The spectacle in Melbourne not long ago of battle lines of police girded and shielded like space-age gladiators firing rubber bullets and tear gas into crowds of civilians is not one we would ever have expected to see in Australia. It’s long been the norm in less happy places but most Australians would have witnessed that sort of confrontation only on grainy newsreels in TV documentaries about Paris in 1968 or Prague in 1968.

We certainly didn’t see it in the Melbourne “Black Lives Matter” demonstration at the outset of Victoria’s now semi-permanent lockdowns last year. The police conspicuously stood idly by during that, as they mostly did when adherents of the same public-spirited organisation went burning and looting in the United States. …

What has happened to Australia?

Arbitrary arrest and police engaging in street wars with the public on what were once the sedate avenues of Melbourne show that something has gone seriously wrong in our understanding of law and order and of the function of a police force in a democracy.

Why would Victoria’s police boast of having spent $500 million fitting themselves out with armour-plating and “military-grade” weapons when there is no enemy army to fight? Why have they come to regard the public as an enemy? — or at least that section of the public which bridles at being bossed around by a dictatorial Premier who has sidelined parliament to rule by fiat. The public pays the police wages; they have funded the stormtrooper get-up. How can they be at war with the police? …

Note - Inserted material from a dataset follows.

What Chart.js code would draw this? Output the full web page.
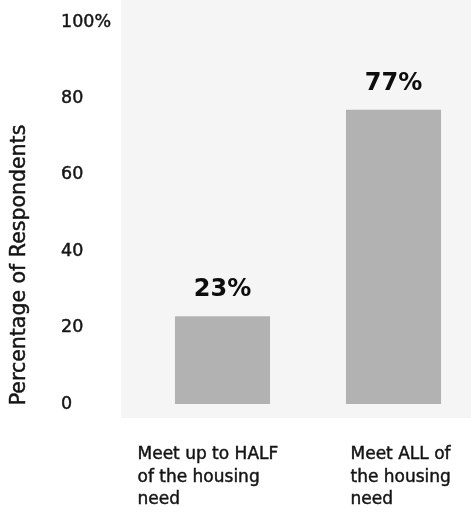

A high-trust society no longer:

All around the Anglosphere and beyond trust between rulers and ruled is declining. … This is because the rulers have forgotten that they rule by permission of the ruled, by their consent. They are not masters but servants. But we have become so used to relying on governments for just about everything that we have played into the hands of the assorted control freaks and egomaniacs who get themselves into positions of authority, who fall over each other to scramble higher up the ladder of what was once considered an honourable profession of public service.

They hold us in contempt. We shrug our shoulders and murmur about “crooked pollies” or “self-serving idiots” and leave them to get on with it.

We used to trust our governments, whether we voted for the party in power or not, to do their best to look after everyone’s best interests. We don’t any more because governments like Victoria’s have shown that they only look after the interests of the minority factions that screech the loudest and reflect its prejudices.

Trust is a condition that makes our society work as a cooperative enterprise. But more and more you notice its absence. …

Trust has faded partly because it’s been devalued. Its name has been taken in vain, often by advertising and PR. We are invited, for example, to trust a health fund because it “cares” when we know that a corporate entity, if it can “care” at all, cares only about its profits. We are asked to swallow, on trust, the shortest lie ever told, that our hopelessly biased national broadcaster is “Your ABC” when only its “friends” are fooled by that; the rest of us know it’s “ours” only inasmuch as the taxpayer pours into its coffers the prodigious sums that enable it to go on disseminating views and attitudes most of us don’t share.

In international affairs we are learning that the élite orchestrators of the “Great Reset” are emphatically not to be trusted and that their slogan “Build Back Better” has nothing to do with construction and quality but is a verbal mask to cover the imposition of “global governance” by unelected authoritarians intent on filching what’s left of our freedom.

Importing lots of new citizens from low-trust countries hasn’t exactly helped either.

Who voted for this? I don’t recall ever getting a choice on immigration.